In diastematomyelia, the spinal cord is divided by a bony or cartilaginous spur extending from the dorsal surface of the vertebral body. This is associated with an NTD in more than 50% of cases and may cause neurologic deficits by producing traction on the cord. Lipomas are hamartomatous lesions associated with dysraphic states and are located most commonly in the region of the filum terminale.

Although the occult dysraphic states may go undetected in early childhood, 80% are associated with dermal lesions and vertebral defects. Later in childhood, as the spinal cord ascends to its position in adult life, patients may have gait disturbances, foot deformities, sphincter dysfunction, and scoliosis. The failure of the spinal cord to ascend, as a result of either primary malformation or secondary tumor, is known as tethering of the cord.

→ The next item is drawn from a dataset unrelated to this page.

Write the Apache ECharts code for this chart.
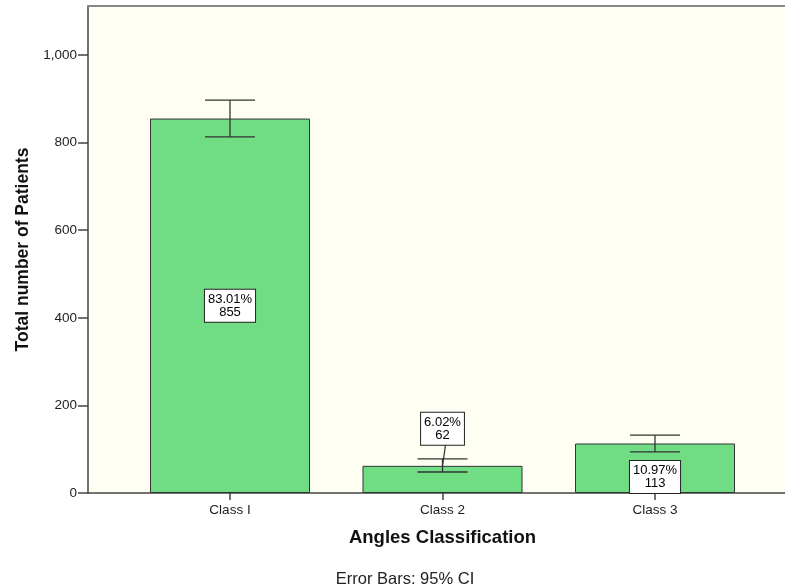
<!DOCTYPE html>
<html><head><meta charset="utf-8">
<script src="https://cdn.jsdelivr.net/npm/echarts@6/dist/echarts.min.js"></script>
<style>html,body{margin:0;padding:0;background:#fff}#c{width:785px;height:588px}</style>
</head><body><div id="c"></div>
<script>
var categories = ['Class I', 'Class 2', 'Class 3'];
var counts = [855, 62, 113];
var percents = ['83.01%', '6.02%', '10.97%'];
var ciLow = [813, 48, 94];
var ciHigh = [897, 78, 132];
var yTicks = [0, 200, 400, 600, 800, 1000];

var chart = echarts.init(document.getElementById('c'));
var FONT = 'Liberation Sans, Arial, sans-serif';
var YMAX = 1112;

var labelPos = ['inside', 'top', 'insideBottom'];
var labelDist = [0, 21, 0];

var barData = counts.map(function (v, i) {
  return {
    value: v,
    label: {
      show: true,
      position: labelPos[i],
      distance: labelDist[i],
      formatter: percents[i] + '\n' + v
    }
  };
});

chart.setOption({
  animation: false,
  grid: [
    { left: 88, right: 0, top: 6, bottom: 95, show: true, backgroundColor: '#FEFEF3', borderWidth: 0 },
    { left: 123.75, right: 23.75, top: 6, bottom: 95, show: false }
  ],
  xAxis: [
    { gridIndex: 0, type: 'value', min: 0, max: 1, axisLabel: { show: false }, axisTick: { show: false }, splitLine: { show: false },
      axisLine: { show: true, lineStyle: { color: '#444', width: 1.5 } } },
    { gridIndex: 0, type: 'value', min: 0, max: 1, position: 'top', axisLabel: { show: false }, axisTick: { show: false }, splitLine: { show: false },
      axisLine: { show: true, lineStyle: { color: '#888', width: 2 } } },
    { gridIndex: 1, type: 'category', data: categories,
      axisLine: { show: false },
      axisTick: { show: true, alignWithLabel: true, length: 7, lineStyle: { color: '#444', width: 1.5 } },
      axisLabel: { color: '#222', fontSize: 13.5, fontFamily: FONT, margin: 10 },
      name: 'Angles Classification', nameLocation: 'middle', nameGap: 35,
      nameTextStyle: { fontSize: 18.5, fontWeight: 'bold', color: '#111', fontFamily: FONT } }
  ],
  yAxis: [
    { gridIndex: 0, type: 'value', min: 0, max: YMAX, interval: 200,
      axisLine: { show: true, lineStyle: { color: '#444', width: 1.5 } },
      axisTick: { show: true, length: 10, lineStyle: { color: '#444', width: 1.5 } },
      splitLine: { show: false },
      axisLabel: { color: '#222', fontSize: 13.5, fontFamily: FONT, margin: 11,
        showMaxLabel: false,
        formatter: function (v) { return yTicks.indexOf(v) >= 0 ? v.toLocaleString('en-US') : ''; } },
      name: 'Total number of Patients', nameLocation: 'middle', nameGap: 52, nameRotate: 90,
      nameTextStyle: { fontSize: 17.5, fontWeight: 'bold', color: '#111', fontFamily: FONT } },
    { gridIndex: 1, type: 'value', min: 0, max: YMAX, show: false }
  ],
  title: {
    text: 'Error Bars: 95% CI', left: 400, top: 566, textAlign: 'center',
    textStyle: { fontSize: 16.5, fontWeight: 'normal', color: '#222', fontFamily: FONT }
  },
  series: [
    {
      type: 'bar', xAxisIndex: 2, yAxisIndex: 1, data: barData, barWidth: 160,
      itemStyle: { color: '#70DC84', borderColor: '#333', borderWidth: 1 },
      label: {
        color: '#000', fontSize: 13, fontFamily: FONT, lineHeight: 13,
        backgroundColor: '#fff', borderColor: '#222', borderWidth: 1, padding: [3, 3, 3, 3], align: 'center'
      },
      z: 2
    },
    {
      type: 'custom', xAxisIndex: 2, yAxisIndex: 1, z: 3,
      data: categories.map(function (c, i) { return [i, ciLow[i], ciHigh[i], counts[i]]; }),
      renderItem: function (params, api) {
        var x = api.value(0);
        var lo = api.coord([x, api.value(1)]);
        var hi = api.coord([x, api.value(2)]);
        var hw = 25;
        var st = { stroke: '#333', lineWidth: 1.3 };
        return {
          type: 'group',
          children: [
            { type: 'line', shape: { x1: lo[0], y1: lo[1], x2: hi[0], y2: hi[1] }, style: st },
            { type: 'line', shape: { x1: lo[0] - hw, y1: lo[1], x2: lo[0] + hw, y2: lo[1] }, style: st },
            { type: 'line', shape: { x1: hi[0] - hw, y1: hi[1], x2: hi[0] + hw, y2: hi[1] }, style: st }
          ]
        };
      }
    },
    {
      type: 'custom', xAxisIndex: 2, yAxisIndex: 1, z: 3,
      data: [[1, counts[1]]],
      renderItem: function (params, api) {
        var p = api.coord([api.value(0), api.value(1)]);
        return { type: 'line', shape: { x1: p[0], y1: p[1], x2: p[0] + 3, y2: p[1] - 21 }, style: { stroke: '#333', lineWidth: 1.2 } };
      }
    }
  ]
});
</script></body></html>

The cause, or causes, of NTDs are currently under investigation. Candidate genes involved in NTDs include many genes in the folate metabolism pathway as well as those responsible for folate transport. Genes in this pathway have been the focus of intense research effort since convincing proof that periconceptual vitamin supplementation with folic acid reduces NTD occurrence by approximately 70%. Although variations in several genes, such as 5,10-methylenetetrahydrofolate reductase, appear to confer risk of NTDs in selected populations, no single gene has been identified as causal of NTDs in humans. Research in model organisms, such as the recent discovery that mutations in the gene Scrb1 cause NTDs in mice, suggest that gene identification in humans will be shortly forthcoming.

The majority of NTDs occur as isolated birth defects but as many as 20% occur in association with other birth defects, chromosome abnormalities, or specific genetic syndromes; recognition of the latter subgroups is important, as the recurrence risk could be high. Another group at high risk for NTDs is the children of women receiving anticonvulsants such as valproic acid or carbamazepine; the incidence of spina bifida is as high as 1% to 2% in exposed fetuses. However, most cases of NTDs are isolated and are attributed to “multifactorial inheritance,” meaning a combination of unidentified genes and environmental factors that interact to interfere with normal neural tube closure. Once a couple has given birth to a child with a multifactorially caused NTD, the chance of a second child being affected is approximately 3% to 4%. If a couple has two children with NTDs, the recurrence risk rises to 10% to 15% for subsequent children. Prenatal diagnosis of NTDs is widely available and is strongly recommended for mothers at higher than baseline population risk. Maternal serum alpha-fetoprotein tests performed during the fifteenth to eighteenth weeks of pregnancy detect 88% to 100% of cases of anencephaly and 80% of cases of open spina bifida. False-positive test results are related to twin gestation, underestimation of gestational age, other open body defects, or threatened or missed abortion. When the serum alpha-fetoprotein level is elevated, ultrasonographic examination to evaluate for gestational age, multiple pregnancy, or congenital malformations is indicated. If sonographic examination fails to identify the cause of the elevated serum alpha-fetoprotein, an amniocentesis and amniotic fluid alpha-fetoprotein determination should be performed.

Data from numerous studies have demonstrated that periconceptual vitamin supplementation with folic acid significantly reduces the occurrence of NTDs in all couples, whether or not a family history of this problem exists. The biologic basis for this effect is as yet unknown but presumably is attributable to correction of an underlying genetic defect with high-dose folate supplementation.

The concept of ventral induction refers to the developmental events that occur under the primary influence of the prechordal mesoderm. The major inductive relationship between the prechordal mesoderm and the developing cerebrum occurs ventrally at the rostral end of the fetus and influences the development of the forebrain and facial structures.